Desde el sitio de Ichikawa/
Por Arnaldo M. Fernández
Para ante la Comisión de Relaciones Exteriores del Senado de los EE. UU., su asesor Fulton Armstrong sonó ya que ya sonó la hora de limpiar los programas orientados a promover el cambio de régimen político en Cuba. El blog Just the Facts largó en sincronía que desde 1997 semejante empeño habría costado al Departamento de Estado $200 millones 826 mil dólares. Así queda planteado el grave problema de la eficacia de las inversiones en la industria del anticastrismo, que jamás ha entrado en sinergia con la disidencia interna.
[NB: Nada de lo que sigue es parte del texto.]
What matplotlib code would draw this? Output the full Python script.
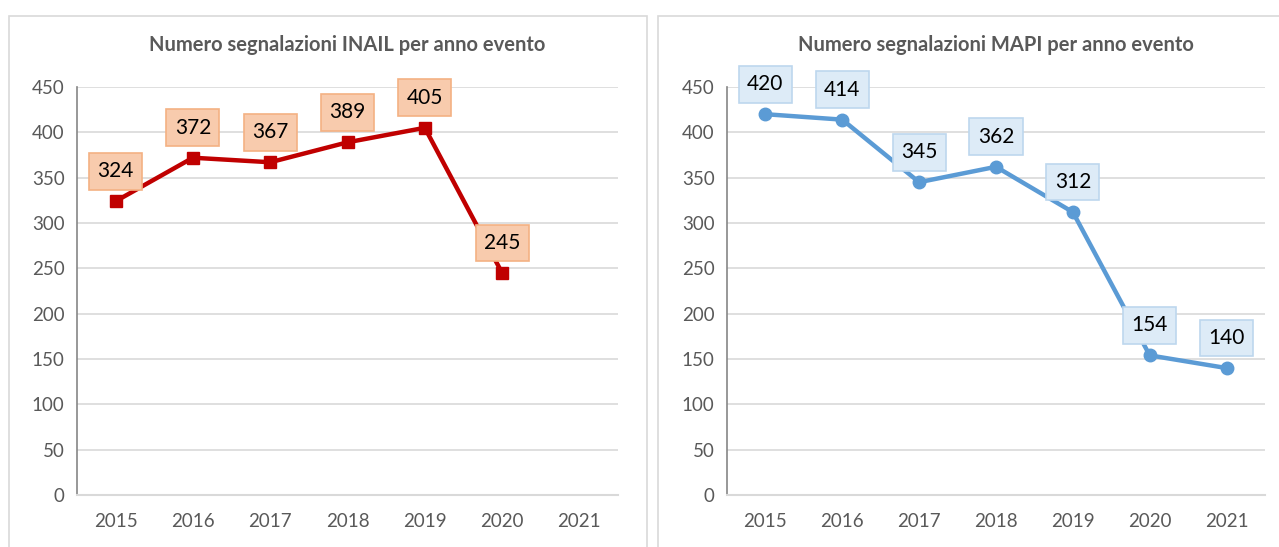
import matplotlib
matplotlib.use("Agg")
import matplotlib.pyplot as plt
from matplotlib.patches import Rectangle

plt.rcParams['font.family'] = ['Lato', 'DejaVu Sans']

years = ["2015", "2016", "2017", "2018", "2019", "2020", "2021"]
inail = [324, 372, 367, 389, 405, 245]
mapi = [420, 414, 345, 362, 312, 154, 140]
yticks = [0, 50, 100, 150, 200, 250, 300, 350, 400, 450]
title_inail = "Numero segnalazioni INAIL per anno evento"
title_mapi = "Numero segnalazioni MAPI per anno evento"

W, H = 1279, 547
fig = plt.figure(figsize=(W / 100, H / 100), dpi=100)

# panel borders
for (x0, x1) in [(9, 647), (658, 1290)]:
    fig.add_artist(Rectangle((x0 / W, -0.05), (x1 - x0) / W, (H - 16) / H + 0.05,
                             transform=fig.transFigure, fill=False,
                             edgecolor="#D9D9D9", linewidth=1.2))

grey = "#595959"

def make_ax(left_px, right_px, values, title, color, marker, face, edge):
    ax = fig.add_axes([left_px / W, 1 - 495 / H, (right_px - left_px) / W, (495 - 87) / H])
    x = list(range(len(values)))
    ax.plot(x, values, color=color, linewidth=3.2, marker=marker, markersize=8.5 if marker == 's' else 9,
            markerfacecolor=color, markeredgecolor=color, zorder=3, solid_capstyle='round')
    for xi, v in zip(x, values):
        ax.annotate(str(v), (xi, v), xytext=(0, 30), textcoords='offset pixels',
                    ha='center', va='center', fontsize=15, color='black',
                    bbox=dict(boxstyle='square,pad=0.4', facecolor=face, edgecolor=edge, linewidth=1.2),
                    zorder=4)
    ax.set_xlim(-0.5, len(years) - 0.5)
    ax.set_ylim(0, 450)
    ax.set_xticks(range(len(years)))
    ax.set_xticklabels(years)
    ax.set_yticks(yticks)
    ax.tick_params(axis='both', length=0, labelsize=13.5, labelcolor=grey)
    ax.tick_params(axis='x', pad=13)
    ax.tick_params(axis='y', pad=9)
    ax.grid(axis='y', color='#D9D9D9', linewidth=1.2)
    ax.set_axisbelow(True)
    for s in ['top', 'right']:
        ax.spines[s].set_visible(False)
    ax.spines['left'].set_color('#868686')
    ax.spines['left'].set_linewidth(1.2)
    ax.spines['bottom'].set_color('#D9D9D9')
    ax.spines['bottom'].set_linewidth(1.5)
    cx = (left_px + right_px) / 2 / W
    fig.text(cx, 1 - 45 / H, title, ha='center', va='center', fontsize=14.5,
             fontweight='bold', color=grey)
    return ax

make_ax(77, 618, inail, title_inail, '#C00000', 's', '#F8CBAD', '#F4B183')
make_ax(727, 1265, mapi, title_mapi, '#5B9BD5', 'o', '#DDEBF7', '#BDD7EE')

fig.savefig("out.png", dpi=100)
Su movilización más pregonada (Proyecto Varela) sumó en dos tandas apenas 25 mil firmas. De este modo los valerianos no hubieran podido entrar ni siquiera a la verbena democrática de 1939, que exigía tener afiliados al menos 2% de los electores registrados. Paradójicamente, las elecciones montadas por Castro reflejan que la contra en la Isla pasa del millón de electores (ca. 12.6% de los registrados). Por ejemplo, las últimas elecciones parciales (2010) arrojaron que 354 324 electores no fueron a votar, 352 622 votantes anularon la boleta y 376 564 optaron por dejarla en blanco. Si los líderes de la disidencia se complacen en transitar de un documento a otro y competir entre ellos mismos por los fondos del exterior, sin movilizar al potencial de un millón de cubanos en contra de Castro, los millones de dólares de Washington para la transición a la democracia en Cuba son mero despilfarro.
La disidencia interna se abroquela con que el dinero no llega, pero es sabido que no hay canal efectivo para hacerlo llegar a espaldas de Castro, quien ya liquidó el asunto de una vez por todas al penetrar a la disidencia hasta el tuétano y sembrar esa cizaña que florece de temporada en temporada. Hace rato falleció la disidencia capaz de movilizar a la gente, pero subsiste por alargarse el trámite de certificar la defunción con el doble papeleo de manifiestos de grupos dentro de la Isla y solicitudes de grants a Washington (u otra fuente) por grupos en el exilio (o de la propia disidencia interna).
La izquierda plattista, esto es: la tendencia a buscar la salvación del castrismo en la órbita del imperio, con el levantamiento del bloqueo y otras medidas, se agarra de una curiosa noción electoral para fomentar la otra industria (pro-castrista) de Cuba en los EE. UU.: aquí los cubanos estarían votando con los pies en contra de las restricciones de viajes y remesas que pudiera imponer la Casa Blanca, porque se viaja en masa y se envía montón de dinero a la Isla. Así, Castro mantiene f’acil en los EE. UU. sus quioscos de ventas de pasajes y de servicios de paquetería o remesa para expoliar con tarifas monopólicas a los inmigrantes que alegan persecución en el punto de entrada a los EE. UU. y libertad en el punto de salida con ánimo de regresar alegremente a Cuba tras conseguir la residencia permanente por mero privilegio.
La colonización castrista por medio de los enclaves empresariales monopólicos se acopla entonces con la colonización castrista por medio de los enclaves poblacionales, ligados indefectiblemente al negocio redondo de secuestrar las relaciones familiares con la gente dentro de la Isla y cobrar el rescate a la gente fuera de ella a trav’es de aquel mecanismo empresarial.
Una disidencia y una inmigración tan desvergonzadas cancelan la premisa del cambio social enunciada por Marx en Los anales franco-alemanes (1844): si toda una nación llegara a avergonzase de sí misma, entonces semejaría un león que se recoge antes de saltar. No habrá tal recogimiento ni mucho menos salto mientras los flujos financieros circulen en los sentidos aparentemente contrarios de la industria de ayuda a la transición democrática en Cuba y de la industria de viajes, remesas y paquetes a Cuba. Ambas industrias —anti y pro castrista— son avatares del mismo ser: la industria nacional del tumbe. Desmontarlas sería acaso la mejor contribución de los EE. UU. a que la nación cubana recupere su vergüenza: que los patriotas afuera pongan la plata de su bolsillo y los patriotas de dentro actúen sin plata del extranjero.